--- start Dataset excerpt ---

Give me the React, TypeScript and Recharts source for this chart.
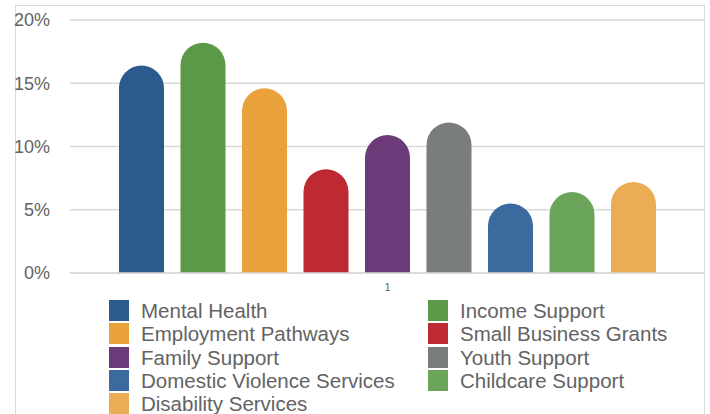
import { BarChart, Bar, XAxis, YAxis, CartesianGrid } from 'recharts';

const categories = ['1'];
const seriesNames = [
  'Mental Health',
  'Income Support',
  'Employment Pathways',
  'Small Business Grants',
  'Family Support',
  'Youth Support',
  'Domestic Violence Services',
  'Childcare Support',
  'Disability Services',
];
const seriesValues = [16.4, 18.2, 14.6, 8.2, 10.9, 11.9, 5.5, 6.4, 7.2];
const seriesColors = [
  '#2B5A8C',
  '#5B9848',
  '#E9A23B',
  '#BE2A31',
  '#6E3B7A',
  '#7A7D7E',
  '#3A6A9E',
  '#6AA55A',
  '#EAAD55',
];
const yTicks = [0, 5, 10, 15, 20];

const FONT = '"Liberation Sans", Arial, sans-serif';
const TEXT = '#636363';

const data = categories.map((c) => {
  const row: Record<string, string | number> = { name: c };
  seriesNames.forEach((s, i) => {
    row[s] = seriesValues[i];
  });
  return row;
});

export default function App() {
  return (
    <div style={{ position: 'absolute', left: 0, top: 0, width: 710, height: 414, overflow: 'hidden', background: '#fff', fontFamily: FONT }}>
      {/* outer frame of the chart area */}
      <div
        style={{
          position: 'absolute',
          left: 15,
          top: 5,
          width: 690,
          height: 500,
          border: '1px solid #d9d9d9',
          boxSizing: 'border-box',
        }}
      />
      <div style={{ position: 'absolute', left: 0, top: 0 }}>
        <BarChart
          width={710}
          height={500}
          data={data}
          margin={{ top: 20, right: 5, left: 15, bottom: 0 }}
          barGap={16.5}
          barSize={45}
        >
          <CartesianGrid vertical={false} stroke="#d9d9d9" strokeWidth={1.5} />
          <XAxis
            dataKey="name"
            height={227}
            axisLine={{ stroke: '#d9d9d9', strokeWidth: 1.5 }}
            tickLine={false}
            tickSize={0}
            tickMargin={10}
            tick={{ fontSize: 11, fill: TEXT, fontFamily: FONT }}
          />
          <YAxis
            width={55}
            domain={[0, 20]}
            ticks={yTicks}
            axisLine={false}
            tickLine={false}
            tickSize={0}
            tickMargin={20}
            tickFormatter={(v) => `${v}%`}
            tick={{ fontSize: 18, fill: TEXT, fontFamily: FONT }}
          />
          {seriesNames.map((s, i) => (
            <Bar
              key={s}
              dataKey={s}
              fill={seriesColors[i]}
              radius={[23, 23, 0, 0]}
              isAnimationActive={false}
            />
          ))}
        </BarChart>
      </div>
      {/* legend: two columns, row-major in series order */}
      <div
        style={{
          position: 'absolute',
          left: 109,
          top: 300,
          display: 'grid',
          gridTemplateColumns: '319px 260px',
          rowGap: 2.3,
        }}
      >
        {seriesNames.map((s, i) => (
          <div key={s} style={{ display: 'flex', alignItems: 'center', height: 21 }}>
            <span style={{ width: 20, height: 21, background: seriesColors[i], display: 'inline-block' }} />
            <span style={{ marginLeft: 12, fontSize: 20.5, color: TEXT, whiteSpace: 'nowrap', lineHeight: '21px' }}>{s}</span>
          </div>
        ))}
      </div>
    </div>
  );
}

--- end Dataset excerpt ---

• [What is needed]
Produce an exact copy of each line of data, skipping embedded images.

• [Solution to this problem]
Give me the React, TypeScript and Recharts source for this chart.
import { BarChart, Bar, XAxis, YAxis, CartesianGrid } from 'recharts';

const categories = ['1'];
const seriesNames = [
  'Mental Health',
  'Income Support',
  'Employment Pathways',
  'Small Business Grants',
  'Family Support',
  'Youth Support',
  'Domestic Violence Services',
  'Childcare Support',
  'Disability Services',
];
const seriesValues = [16.4, 18.2, 14.6, 8.2, 10.9, 11.9, 5.5, 6.4, 7.2];
const seriesColors = [
  '#2B5A8C',
  '#5B9848',
  '#E9A23B',
  '#BE2A31',
  '#6E3B7A',
  '#7A7D7E',
  '#3A6A9E',
  '#6AA55A',
  '#EAAD55',
];
const yTicks = [0, 5, 10, 15, 20];

const FONT = '"Liberation Sans", Arial, sans-serif';
const TEXT = '#636363';

const data = categories.map((c) => {
  const row: Record<string, string | number> = { name: c };
  seriesNames.forEach((s, i) => {
    row[s] = seriesValues[i];
  });
  return row;
});

export default function App() {
  return (
    <div style={{ position: 'absolute', left: 0, top: 0, width: 710, height: 414, overflow: 'hidden', background: '#fff', fontFamily: FONT }}>
      {/* outer frame of the chart area */}
      <div
        style={{
          position: 'absolute',
          left: 15,
          top: 5,
          width: 690,
          height: 500,
          border: '1px solid #d9d9d9',
          boxSizing: 'border-box',
        }}
      />
      <div style={{ position: 'absolute', left: 0, top: 0 }}>
        <BarChart
          width={710}
          height={500}
          data={data}
          margin={{ top: 20, right: 5, left: 15, bottom: 0 }}
          barGap={16.5}
          barSize={45}
        >
          <CartesianGrid vertical={false} stroke="#d9d9d9" strokeWidth={1.5} />
          <XAxis
            dataKey="name"
            height={227}
            axisLine={{ stroke: '#d9d9d9', strokeWidth: 1.5 }}
            tickLine={false}
            tickSize={0}
            tickMargin={10}
            tick={{ fontSize: 11, fill: TEXT, fontFamily: FONT }}
          />
          <YAxis
            width={55}
            domain={[0, 20]}
            ticks={yTicks}
            axisLine={false}
            tickLine={false}
            tickSize={0}
            tickMargin={20}
            tickFormatter={(v) => `${v}%`}
            tick={{ fontSize: 18, fill: TEXT, fontFamily: FONT }}
          />
          {seriesNames.map((s, i) => (
            <Bar
              key={s}
              dataKey={s}
              fill={seriesColors[i]}
              radius={[23, 23, 0, 0]}
              isAnimationActive={false}
            />
          ))}
        </BarChart>
      </div>
      {/* legend: two columns, row-major in series order */}
      <div
        style={{
          position: 'absolute',
          left: 109,
          top: 300,
          display: 'grid',
          gridTemplateColumns: '319px 260px',
          rowGap: 2.3,
        }}
      >
        {seriesNames.map((s, i) => (
          <div key={s} style={{ display: 'flex', alignItems: 'center', height: 21 }}>
            <span style={{ width: 20, height: 21, background: seriesColors[i], display: 'inline-block' }} />
            <span style={{ marginLeft: 12, fontSize: 20.5, color: TEXT, whiteSpace: 'nowrap', lineHeight: '21px' }}>{s}</span>
          </div>
        ))}
      </div>
    </div>
  );
}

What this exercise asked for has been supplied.